Bastien Michelon, garde forestier et son collègue Anthony Roulenq, chargé de projet risques naturels à l'ONF sur le sentier Augustave pour aller constater l'avancée des travaux. © Olivier Ceccaldi

Sentier Augustave : après un an de préparation, l’ONF lance les travaux de réparation dans Mafate

Le sentier Augustave, fermé depuis le passage du cyclone Belal en janvier 2023, est enfin en cours de réparation. Un soulagement pour les habitants d’Aurère, qui dépendent de ce chemin pour se déplacer, faire venir des touristes, mais aussi pour entretenir leur réseau d’eau. Le chantier, long à démarrer, illustre la complexité de la gestion des sentiers dans ce territoire isolé.

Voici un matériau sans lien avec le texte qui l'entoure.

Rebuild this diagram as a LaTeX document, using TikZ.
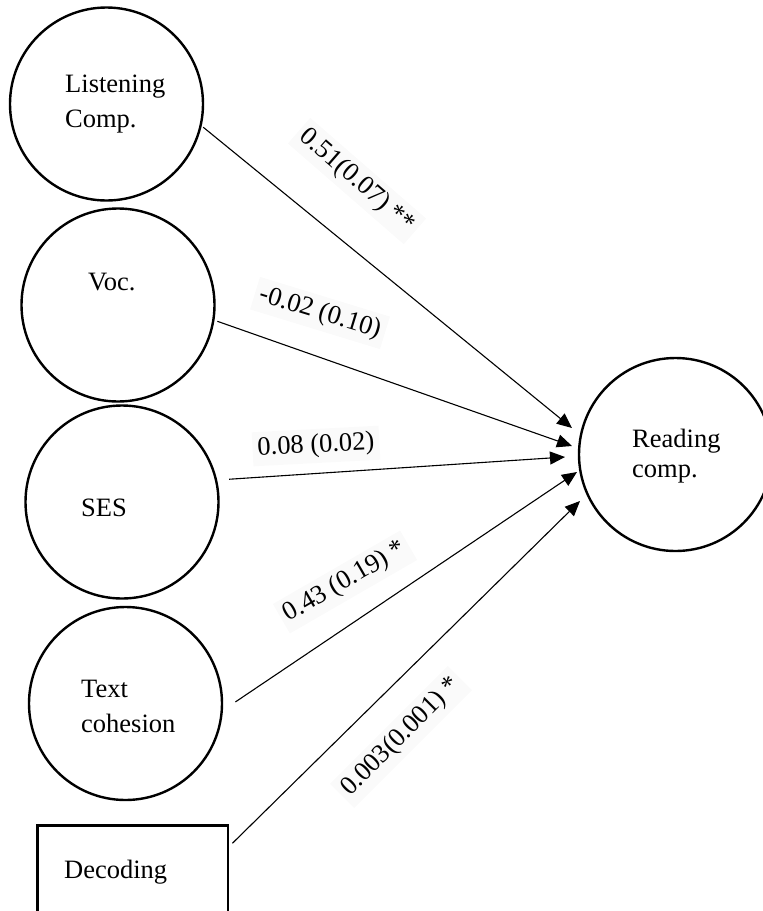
\documentclass[tikz,border=0pt]{standalone}
\usepackage{fontspec}
\setmainfont{Liberation Serif}
\usetikzlibrary{arrows.meta,calc}
\begin{document}
\begin{tikzpicture}[x=1pt,y=-1pt,
  var/.style={circle,draw,line width=2.4pt,minimum size=193pt,inner sep=0pt},
  boxvar/.style={rectangle,draw,line width=2.6pt,minimum width=190.5pt,minimum height=140pt,inner sep=0pt,anchor=north west},
  txt/.style={anchor=base west,inner sep=0pt,font=\fontsize{26.5}{31}\selectfont},
  conn/.style={line width=1.1pt,-{Triangle[length=15pt,width=13pt]}},
  coef/.style={fill=black!2,inner sep=5pt,font=\fontsize{26.5}{31}\selectfont}]
\useasboundingbox (0,0) rectangle (763,911);
\clip (0,0) rectangle (763,911);
% variables
\node[var] (listen) at (106.5,104) {};
\node[var] (voc) at (118,305) {};
\node[var] (ses) at (122,502) {};
\node[var] (coh) at (125.5,703.5) {};
\node[var] (read) at (675.5,454.5) {};
\node[boxvar] (dec) at (36.3,824.3) {};
% texts
\node[txt] (listenA) at (65,92) {Listening};
\node[txt] (listenB) at (65,127) {Comp.};
\node[txt] (vocA) at (88,290) {Voc.};
\node[txt] (sesA) at (81,516) {SES};
\node[txt] (cohA) at (81,697) {Text};
\node[txt] (cohB) at (81,732) {cohesion};
\node[txt] (readA) at (632,447) {Reading};
\node[txt] (readB) at (632,477) {comp.};
\node[txt] (decA) at (64,878) {Decoding};
% coefficients
\node[coef,rotate=-41] (l1) at (357,181) {0.51(0.07) **};
\node[coef,rotate=-17] (l2) at (320,313) {-0.02 (0.10)};
\node[coef,rotate=3] (l3) at (316,446) {0.08 (0.02)};
\node[coef,rotate=30] (l4) at (345,582) {0.43 (0.19) *};
\node[coef,rotate=45] (l5) at (401,737) {0.003(0.001) *};
% arrow tips
\coordinate (t1) at (572,428);
\coordinate (t2) at (572,446);
\coordinate (t3) at (565,457);
\coordinate (t4) at (577,472);
\coordinate (t5) at (580,501);
% connectors
\draw[conn,shorten <=2pt] (listen.-13.4) -- (t1);
\draw[conn,shorten <=3pt] (voc.-9) -- (t2);
\draw[conn,shorten <=12pt] (ses.13) -- (t3);
\draw[conn,shorten <=15pt] (coh.-4) -- (t4);
\draw[conn] ([shift={(3,19)}]dec.north east) -- (t5);
\end{tikzpicture}
\end{document}
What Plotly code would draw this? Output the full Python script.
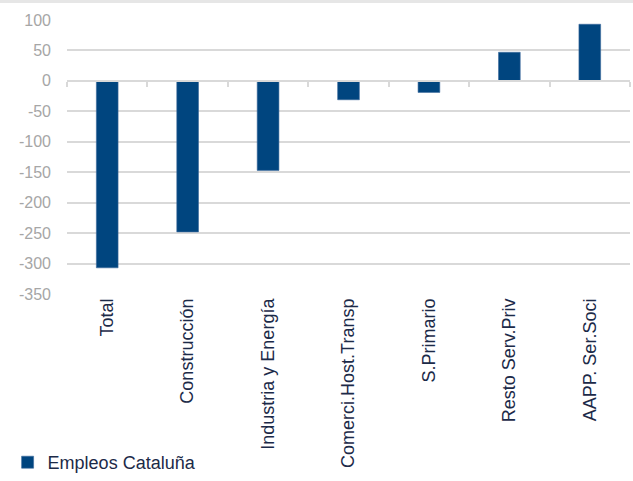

À première vue, ce n’est qu’un chemin de randonnée suspendu entre deux parois. Une passerelle discrète au cœur du sentier Augustave, à Mafate. Pourtant, depuis sa fermeture en 2023, les conséquences se sont fait sentir jusque dans les foyers d’Aurère. Car ici, les sentiers ne sont pas que des parcours de loisirs. Ce sont des voies de vie, indispensables à la circulation, à l’approvisionnement, à l’entretien des infrastructures – et même à l’accès à l’eau potable.

Des sentiers, des vies

Dans le cirque enclavé de Mafate, il n’y a ni routes, ni voitures. Les habitants marchent. Et tout passe par les sentiers : les enfants qui vont à l’école, les courses descendues à pied, les touristes qui font vivre les gîtes. Le sentier Augustave, bien que très physique, est l’un des plus empruntés, notamment parce qu’il relie rapidement Aurère à Salazie, mais aussi parce qu’il longe une canalisation d’eau vitale pour l’îlet.

« Ce chemin est crucial. Quand la canalisation a un souci, on doit y accéder pour réparer. Mais sans passerelle, c’était impossible », explique Bastien Michelon, garde forestier de l’ONF. « À Aurère, il n’y a pas d’agent communal. Ce sont les habitants eux-mêmes, via une association, qui assurent l’entretien. »

Bastien Michelon, garde forestier et son collègue Anthony Roulenq, chargé de projet risques naturels à l'ONF sur le sentier Augustave pour aller constater l'avancée des travaux. © Olivier Ceccaldi
Bastien Michelon, garde forestier et son collègue Anthony Roulenq, chargé de projet risques naturels à l’ONF sur le sentier Augustave pour aller constater l’avancée des travaux. © Olivier Ceccaldi
Canalisations d'eau le long du sentier Augustave. © Olivier Ceccaldi
Canalisations d’eau le long du sentier Augustave. © Olivier Ceccaldi
Sur le sentier Augustave, la végétation a repris le dessus sur les installations rendant le parcours assez difficile. © Olivier Ceccaldi
Sur le sentier Augustave, la végétation a repris le dessus sur les installations rendant le parcours assez difficile. © Olivier Ceccaldi

Un chantier sous contraintes

Pourquoi avoir attendu plus d’un an pour réparer cette passerelle ? Contrairement aux apparences, ce n’est ni de la négligence, ni un simple oubli. C’est une suite d’étapes obligatoires, techniques, environnementales et administratives, qui retardent le processus.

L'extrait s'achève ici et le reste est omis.